Kita juga perlu merayakan para raksasa sastra kita — Wole Soyinka, Chinua Achebe. Merekalah orang-orang yang kisahnya harus kita ceritakan, suara mereka yang harus bergema di ruang kelas dan ruang budaya kita.
Apakah Anda pernah mencoba berkolaborasi dengan sekolah atau institusi pendidikan?
Ya, saya sudah mencoba, terutama di bagian barat daya. Saya telah menulis buku-buku yang secara khusus ditujukan untuk remaja dan anak-anak yang lebih muda. Saya bahkan merekrut seseorang yang tugasnya adalah melakukan perjalanan ke berbagai negara bagian untuk memperkenalkan buku-buku ini. Sayangnya, saya terus menghadapi hambatan birokrasi yang bertubi-tubi.
Mereka akan memberi tahu Anda bahwa tahun ini tidak ada dalam anggaran. Datang kembali tahun depan, dan ada formulir baru, persyaratan baru. Sementara itu, mereka tetap saja membeli buku-buku berbahasa Inggris, yang ditulis dan diterbitkan oleh orang Inggris.
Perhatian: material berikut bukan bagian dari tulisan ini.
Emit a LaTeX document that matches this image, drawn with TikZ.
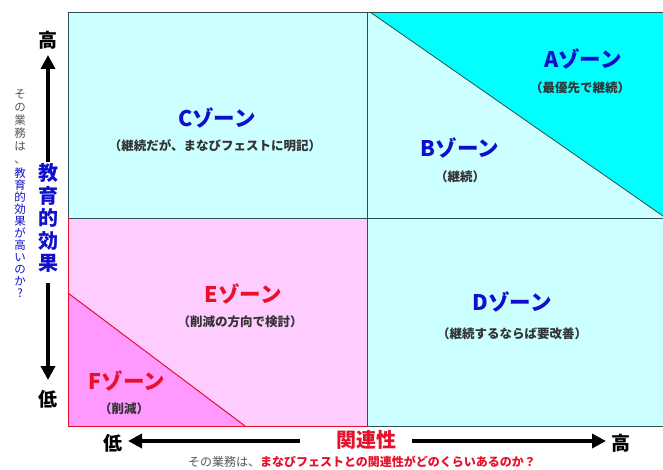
\documentclass[tikz,border=0pt]{standalone}
\usepackage{fontspec}
\setmainfont{Noto Sans CJK JP}
\usetikzlibrary{arrows.meta}
\definecolor{paleCyan}{HTML}{CCFFFF}
\definecolor{aCyan}{HTML}{00FFFF}
\definecolor{palePink}{HTML}{FFCCFF}
\definecolor{fMag}{HTML}{FF99FF}
\definecolor{zoneBlue}{HTML}{1010CC}
\definecolor{zoneRed}{HTML}{E8102A}
\definecolor{subGray}{HTML}{333333}
\definecolor{gridLine}{HTML}{2F4F4F}
\definecolor{smallGray}{HTML}{555555}
\tikzset{
  zonetitle/.style={font=\fontsize{21.5}{23}\selectfont\bfseries, inner sep=0pt},
  zonesub/.style={font=\fontsize{12.5}{14}\selectfont\bfseries, text=subGray, inner sep=0pt},
  axislabel/.style={font=\fontsize{19}{21}\selectfont\bfseries, inner sep=0pt},
  bigarrow/.style={line width=4pt, -{Triangle[width=14pt,length=14pt]}},
}
\begin{document}
\begin{tikzpicture}[x=1pt,y=-1pt]
\useasboundingbox (0,0) rectangle (663,470);
% quadrants
\fill[paleCyan] (68,12) rectangle (367,218);
\fill[paleCyan] (367,12) rectangle (663,426);
\fill[aCyan] (370,12) -- (663,12) -- (663,216) -- cycle;
\fill[palePink] (68,218) rectangle (367,426);
\fill[fMag] (68,293) -- (68,426) -- (245,426) -- cycle;
% lines
\draw[gridLine, line width=0.8pt] (68,218) -- (68,12) -- (663,12);
\draw[gridLine, line width=0.8pt] (367,426) -- (663,426);
\draw[gridLine, line width=0.8pt] (68,218) -- (663,218);
\draw[gridLine, line width=0.8pt] (367,12) -- (367,426);
\draw[gridLine, line width=0.8pt] (370,12) -- (663,216);
\draw[zoneRed, line width=1pt] (68,218) -- (68,426) -- (367,426);
\draw[zoneRed, line width=1pt] (68,293) -- (245,426);
% zone labels
\node[zonetitle, text=zoneBlue] (cT) at (217,118) {Cゾーン};
\node[zonesub] (cS) at (215,146) {（継続だが、まなびフェストに明記）};
\node[zonetitle, text=zoneBlue] (aT) at (583,59) {Aゾーン};
\node[zonesub] (aS) at (580,88) {（最優先で継続）};
\node[zonetitle, text=zoneBlue] (bT) at (460,148) {Bゾーン};
\node[zonesub] (bS) at (460,177) {（継続）};
\node[zonetitle, text=zoneRed] (eT) at (243,294) {Eゾーン};
\node[zonesub] (eS) at (240,322) {（削減の方向で検討）};
\node[zonetitle, text=zoneBlue] (dT) at (512,302) {Dゾーン};
\node[zonesub] (dS) at (512,334) {（継続するならば要改善）};
\node[zonetitle, text=zoneRed] (fT) at (127,381) {Fゾーン};
\node[zonesub] (fS) at (124,409) {（削減）};
% vertical axis
\node[axislabel] (vHigh) at (48,40) {高};
\node[axislabel] (vLow) at (48,399) {低};
\node[axislabel, text=zoneBlue, align=center, font=\fontsize{20}{22.5}\selectfont\bfseries] (vName) at (48,218) {教\\育\\的\\効\\果};
\coordinate (upTail) at (48,162);
\coordinate (upTip) at (48,55);
\coordinate (dnTail) at (48,283);
\coordinate (dnTip) at (48,380);
\draw[bigarrow] (upTail) -- (upTip);
\draw[bigarrow] (dnTail) -- (dnTip);
\node[anchor=north, align=center, inner sep=0pt, text=smallGray, font=\fontsize{11.5}{13}\selectfont] (vQ1) at (20,89) {そ\\の\\業\\務\\は\\、};
\node[anchor=north, align=center, inner sep=0pt, text=zoneBlue, font=\fontsize{11.5}{12}\selectfont] (vQ2) at (20,168) {教\\育\\的\\効\\果\\が\\高\\い\\の\\か\\?};
% horizontal axis
\node[axislabel] (hLow) at (113,443) {低};
\node[axislabel] (hHigh) at (621,443) {高};
\node[axislabel, text=zoneRed, font=\fontsize{20}{22}\selectfont\bfseries] (hName) at (366,440) {関連性};
\coordinate (lTail) at (300,441);
\coordinate (lTip) at (128,441);
\coordinate (rTail) at (412,441);
\coordinate (rTip) at (606,441);
\draw[bigarrow] (lTail) -- (lTip);
\draw[bigarrow] (rTail) -- (rTip);
\node[inner sep=0pt, font=\fontsize{12}{14}\selectfont] (hQ) at (362,462) {\textcolor{smallGray}{その業務は、}\textcolor{zoneRed}{\bfseries まなびフェストとの関連性がどのくらいあるのか？}};
\end{tikzpicture}
\end{document}
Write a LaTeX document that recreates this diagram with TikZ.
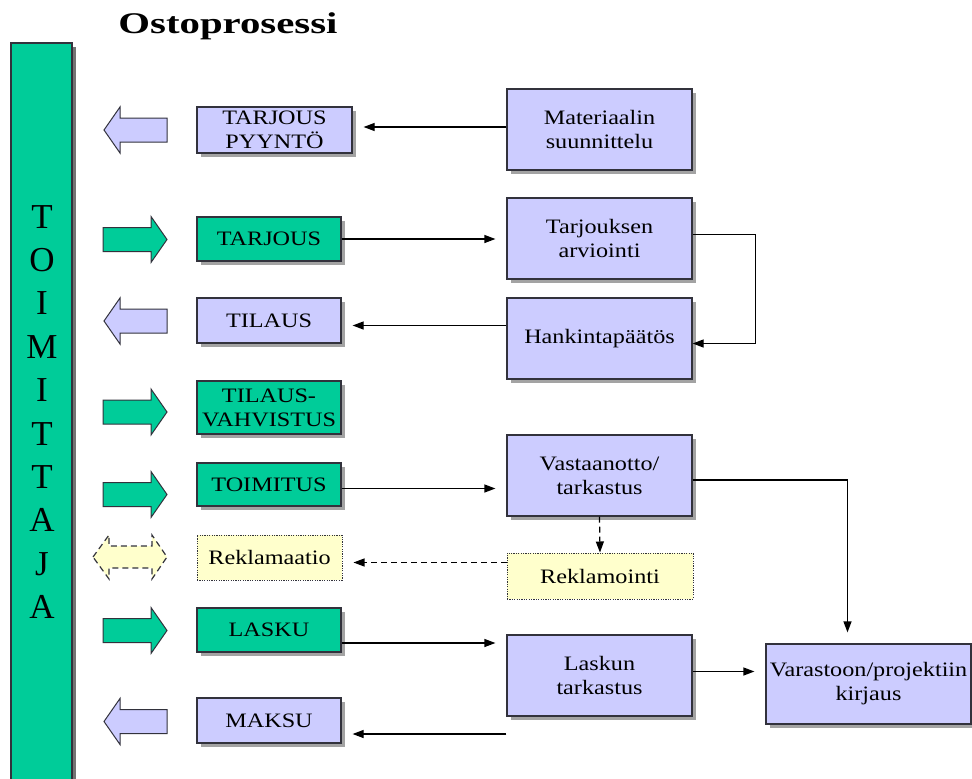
\documentclass[tikz,border=0pt]{standalone}
\usepackage{fontspec}
\setmainfont{Liberation Serif}[FakeStretch=1.18]
\newfontfamily\titlefont{Liberation Serif}[FakeStretch=1.36]
\newfontfamily\barfont{Liberation Serif}
\usetikzlibrary{arrows.meta,shadows}
\definecolor{lav}{RGB}{204,204,255}
\definecolor{grn}{RGB}{0,204,153}
\definecolor{yel}{RGB}{255,255,204}
\definecolor{edge}{RGB}{50,50,60}
\tikzset{
 shad/.style={drop shadow={shadow xshift=4pt,shadow yshift=-4pt,fill=black!60,opacity=0.6}},
 boxbase/.style={draw=edge,line width=1.2pt,inner sep=0pt,align=center,font=\fontsize{20.5}{24}\selectfont},
 lavbox/.style={boxbase,fill=lav,shad},
 grnbox/.style={boxbase,fill=grn,shad},
 yelbox/.style={boxbase,fill=yel,dash pattern=on 1.2pt off 1.2pt,line width=1pt},
 conn/.style={draw=black,line width=1.2pt,-{Triangle[length=11pt,width=8pt]},shorten >=11pt},
 dconn/.style={conn,dash pattern=on 6pt off 4pt},
 rarrow/.style={fill=grn,draw=edge,line width=1pt},
 larrow/.style={fill=lav,draw=edge,line width=1pt},
 darrow/.style={fill=yel,draw=edge,line width=1.2pt,dash pattern=on 6pt off 4pt},
}
\newcommand{\rarr}[1]{\draw[rarrow] (103,#1-12) -- (151,#1-12) -- (151,#1-23) -- (167,#1) -- (151,#1+23) -- (151,#1+12) -- (103,#1+12) -- cycle;}
\newcommand{\larr}[1]{\draw[larrow] (167,#1-12) -- (120,#1-12) -- (120,#1-23) -- (104,#1) -- (120,#1+23) -- (120,#1+12) -- (167,#1+12) -- cycle;}
\begin{document}
\begin{tikzpicture}[x=1pt,y=-1pt]
\useasboundingbox (0,0) rectangle (972,779);
% title
\node[anchor=base,font=\titlefont\bfseries\fontsize{30}{36}\selectfont] (title) at (228,33) {Ostoprosessi};
% supplier bar
\fill[black!55] (72,47) rectangle (76,779);
\fill[grn] (11,43) rectangle (72,779);
\draw[edge,line width=1.2pt] (11,779) -- (11,43) -- (72,43) -- (72,779);
\foreach \l [count=\i from 0] in {T,O,I,M,I,T,T,A,J,A}
  \node[anchor=base,font=\barfont\fontsize{35}{40}\selectfont,inner sep=0pt] (t\i) at (42,{228+43.4*\i}) {\l};
% block arrows
\larr{130}
\rarr{239.5}
\larr{321}
\rarr{412}
\rarr{494.5}
\draw[darrow] (93,557) -- (109,535) -- (109,546) -- (152,546) -- (152,535) -- (167,557) -- (152,579) -- (152,568) -- (109,568) -- (109,579) -- cycle;
\rarr{630.5}
\larr{721.5}
% left boxes
\node[lavbox,minimum width=155,minimum height=46] (tp) at (274.5,130) {TARJOUS\\PYYNTÖ};
\node[grnbox,minimum width=144,minimum height=44] (tarj) at (269,239) {TARJOUS};
\node[lavbox,minimum width=144,minimum height=45] (til) at (269,320.5) {TILAUS};
\node[grnbox,minimum width=144,minimum height=53] (tv) at (269,407.5) {TILAUS-\\VAHVISTUS};
\node[grnbox,minimum width=144,minimum height=43] (toim) at (269,484.5) {TOIMITUS};
\node[yelbox,minimum width=145,minimum height=45] (rekl) at (269.5,557.5) {Reklamaatio};
\node[grnbox,minimum width=144,minimum height=44] (lasku) at (269,630) {LASKU};
\node[lavbox,minimum width=144,minimum height=45] (maksu) at (269,720.5) {MAKSU};
% right boxes
\node[lavbox,minimum width=185,minimum height=81] (mat) at (599.5,129.5) {Materiaalin\\suunnittelu};
\node[lavbox,minimum width=185,minimum height=81] (tarv) at (599.5,238.5) {Tarjouksen\\arviointi};
\node[lavbox,minimum width=185,minimum height=81] (hank) at (599.5,338.5) {Hankintapäätös};
\node[lavbox,minimum width=185,minimum height=81] (vast) at (599.5,475.5) {Vastaanotto/\\tarkastus};
\node[yelbox,minimum width=186,minimum height=46] (reko) at (600,576) {Reklamointi};
\node[lavbox,minimum width=185,minimum height=81] (lt) at (599.5,675.5) {Laskun\\tarkastus};
\node[lavbox,minimum width=205,minimum height=80] (var) at (868.5,684) {Varastoon/projektiin\\kirjaus};
% connectors
\coordinate (c1) at ([yshift=3pt]tp.east);
\draw[conn] (c1 -| mat.west) -- (c1);
\draw[conn] (tarj.east) -- (tarj.east -| tarv.west);
\coordinate (c2) at ([yshift=-5pt]til.east);
\draw[conn] (c2 -| hank.west) -- (c2);
\draw[conn,shorten >=0pt] ([yshift=4pt]tarv.east) -- ++(63,0) |- ([yshift=-5pt]hank.east);
\coordinate (c3) at ([yshift=-4pt]toim.east);
\draw[conn] (c3) -- (c3 -| vast.west);
\draw[dconn,shorten >=0pt] (vast.south) -- (reko.north);
\coordinate (c4) at ([yshift=-5pt]rekl.east);
\draw[dconn] (c4 -| reko.west) -- (c4);
\draw[conn] ([yshift=-4.5pt]vast.east) -| ([xshift=-21pt]var.north);
\coordinate (c5) at ([yshift=-13pt]lasku.east);
\draw[conn] (c5) -- (c5 -| lt.west);
\coordinate (c6) at ([yshift=-13.5pt]maksu.east);
\draw[conn] (c6 -| lt.west) -- (c6);
\coordinate (c7) at ([yshift=4pt]lt.east);
\draw[conn] (c7) -- (c7 -| var.west);
\end{tikzpicture}
\end{document}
Hal ini sangat memilukan karena mereka bahkan tidak menyadari bahwa mereka masih berada di bawah pengaruh kolonial.
Dalam empat tahun terakhir, saya telah menghabiskan hampir N10m untuk mencoba menembus pasar. Hingga kini, belum ada satu pun negara bagian yang berani memberi peluang pada buku-buku ini. Namun saya terus mencoba, karena hanya butuh satu kata ‘ya’ untuk membuka pintu bagi banyak peluang lainnya.
Selain menulis, bidang apa lagi yang Anda minati?
Saya ingin mendirikan sebuah akademi yang sepenuhnya berfokus pada penulisan kreatif; suatu tempat di mana kaum muda dapat belajar cara menciptakan karya cerita yang kuat dan mampu bersaing secara global. Sama seperti musik Nigeria yang telah mendunia, saya percaya bahwa cerita-cerita kita juga bisa melakukan hal yang sama.
Jika kita mampu melatih seribu pemuda setiap tahunnya, dan bahkan jika hanya satu persen dari mereka yang kemudian menulis karya-karya berdampak, kita akan mengubah narasi sastra Afrika secara global. Kisah-kisah kita adalah emas. Kita hanya membutuhkan platform yang tepat untuk menceritakannya.